0.2 主要な概念の解説

本節では、本研究で使用する主要な概念について説明する。また、細かい下位概念については対応する各章節で説明することにする。

0.2.1 日中同形語

日中同形語に関する最も代表的な研究、大河内(1992)[1]によれば、日中同形語というのは単純に同じ漢字で表記される語ではない。単に表記面から考えれば、日中両言語が漢字を表記に利用する限り、「一」、「二」、「三」、「大」、「小」、「山」、「人」等、一字で音訓のいずれにも使われるものは全部日中同形語のカテゴリーに入れられる。しかし、日中同形語と捉えるかどうかは単に表記の問題ではなく、語構成の面も考えなければならない。

同氏によれば、「文化,経済,克服,普通」のような二字(ときには三字以上)の字音語[2]で、表記のみならず語構成にも共通性があり、しかも歴史的に借用関係[3]が存在するものが日中同形語である。また、同形語といっても字体が全く同じとは限らない。例えば、「経済」と「经济」、「緊張」と「紧张」のように、字体に差異がある場合は中国語の簡体字をもとの繁体字に戻して同形語と見なす。

しかし、同じく代表的な研究である荒川(1979)、何・馮(1986)、施・許(2014)などでは、日中同形語を音読語に限定する必要はないとしている。筆者もこの観点に賛成するが、数多くの量的研究(曽根(1988)、王(2001)など)によると、日中同形語の中では、二字同形語が圧倒的に多く、二字同形語はほぼすべて音読語である。そこで、本研究では、二字同形音読語を中心に考察することにする。

0.2.2 二重誤用

日本語に日中同形語がたくさん存在することは中国人日本語学習者にとっては、良い面もあれば悪い面もある。良い面は中国語の漢字語と意味や用法が同じ同形語に出会った際に、母語の正の転移により、すぐにそれらの語の意味と用法を身に付けられることである。それに対し、悪い面は中国語の漢字語と意味や用法が異なる同形語を使用する際に、母語の負の転移により、それらの語を誤用しやすいことである。中国人日本語学習者に見られる意味、品詞の誤用には、「①意味の誤用、②品詞の誤用、③意味と品詞における二重誤用」という3種類があり、この3種類の誤用はそれぞれ以下の場合に生じやすいと考えられる。
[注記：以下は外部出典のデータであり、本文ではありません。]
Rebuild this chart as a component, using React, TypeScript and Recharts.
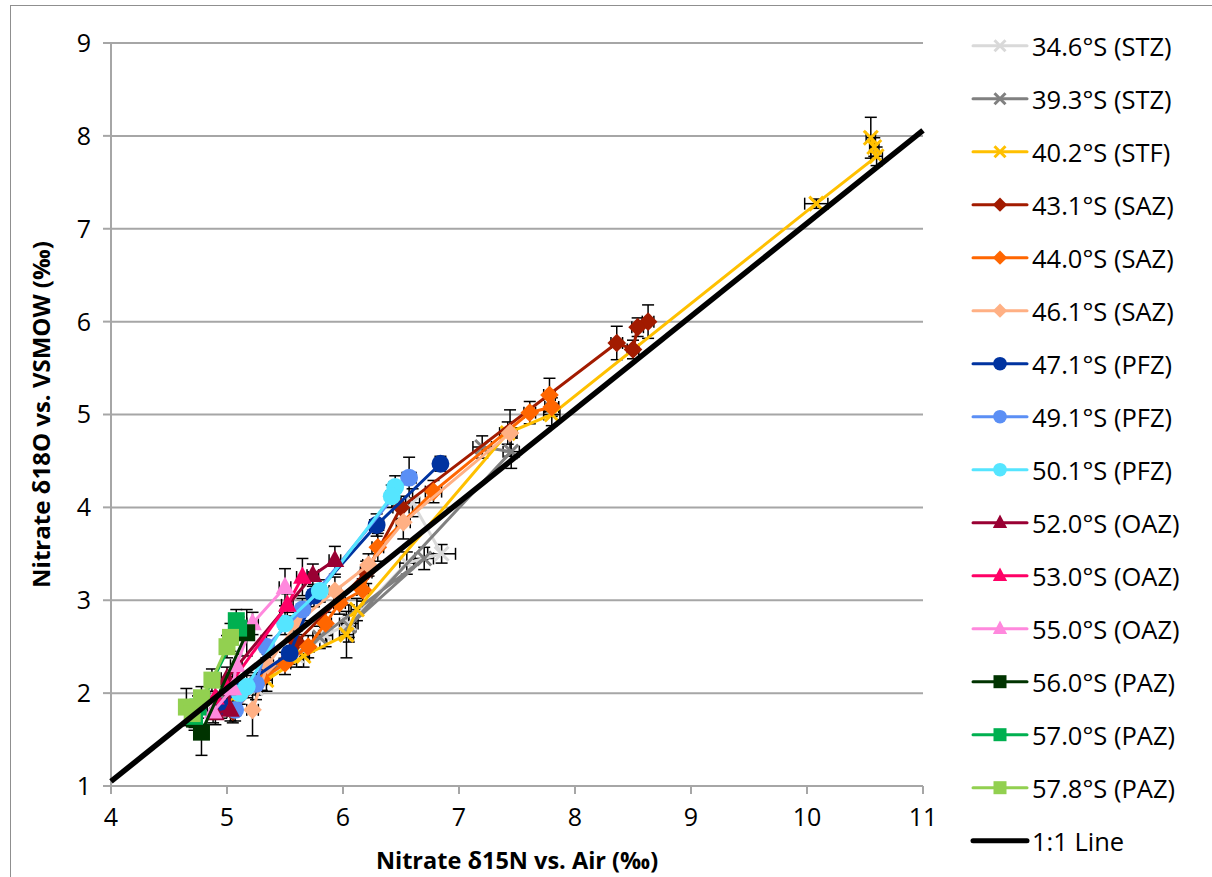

表1 中国人日本語学習者に見られる日中同形語の意味、品詞の誤用

本研究では、表1の③を対象に、日中同形語の二重誤用の実態を把握した上で、誤用が生じた原因及び誤用防止対策を検討していきたい。また、実際に「経済を発展する」、「会社を成立する」のような自他動詞の誤用は品詞レベル以下の誤用であるが、中国人日本語母語話者においては非常によく見られる誤用であるため、品詞の誤用に関する先行研究ではほとんどそれらを品詞レベルの誤用として扱っている。従って、本研究でも同様に自他動詞の誤用を品詞レベルの誤用と見なすことにする。

0.2.3 定着度

本研究で用いる「定着度」とは、「認知度・理解度・使用率」を総合的に指し示すものである。以下は、「認知度」、「理解度」、「使用率」の意味及びそれぞれに設けた段階区分を示す。

① 認知度→その日中同形語を見聞きしたことがあるかどうか。

aよく見聞きする

bあまり見聞きしたことがない

c全く見聞きしたことがない

② 理解度→その日中同形語の意味が分かるかどうか。

aよくわかる

bあまりわからない

c全くわからない

③ 使用率→その日中同形語をどのくらい頻繁に使うか。

aよく使う

bあまり使わない

c全く使わない

[1] 大河内康憲(1992)「日本語と中国語の同形語」『日本語と中国語の対照研究論文集』下,411頁-413頁,くろしお出版。

[2] 日本語における漢語とは、語種のうち比較的古い時代に中国語から借用された漢字の字音を元にした語彙体系である。漢字の音読みと対応する語彙体系であるので字音語と称することもある。固有語である「和語」、漢語以外の借用語である「外来語(洋語)」と対立する概念である(http://www.weblio.jp/content/%E5%AD%97%E9%9F%B3%E8%AA%9E)。

[3] 幕末明治初期に、日本は古典中国語の既存語に新しい意味を賦与することにより、大量の和製漢語を創った。のちにこれらの和製漢語は中国に逆輸入され、定着した。従って、日中同形語の存在は日中語彙間の借用関係によるものであると主張する説もある。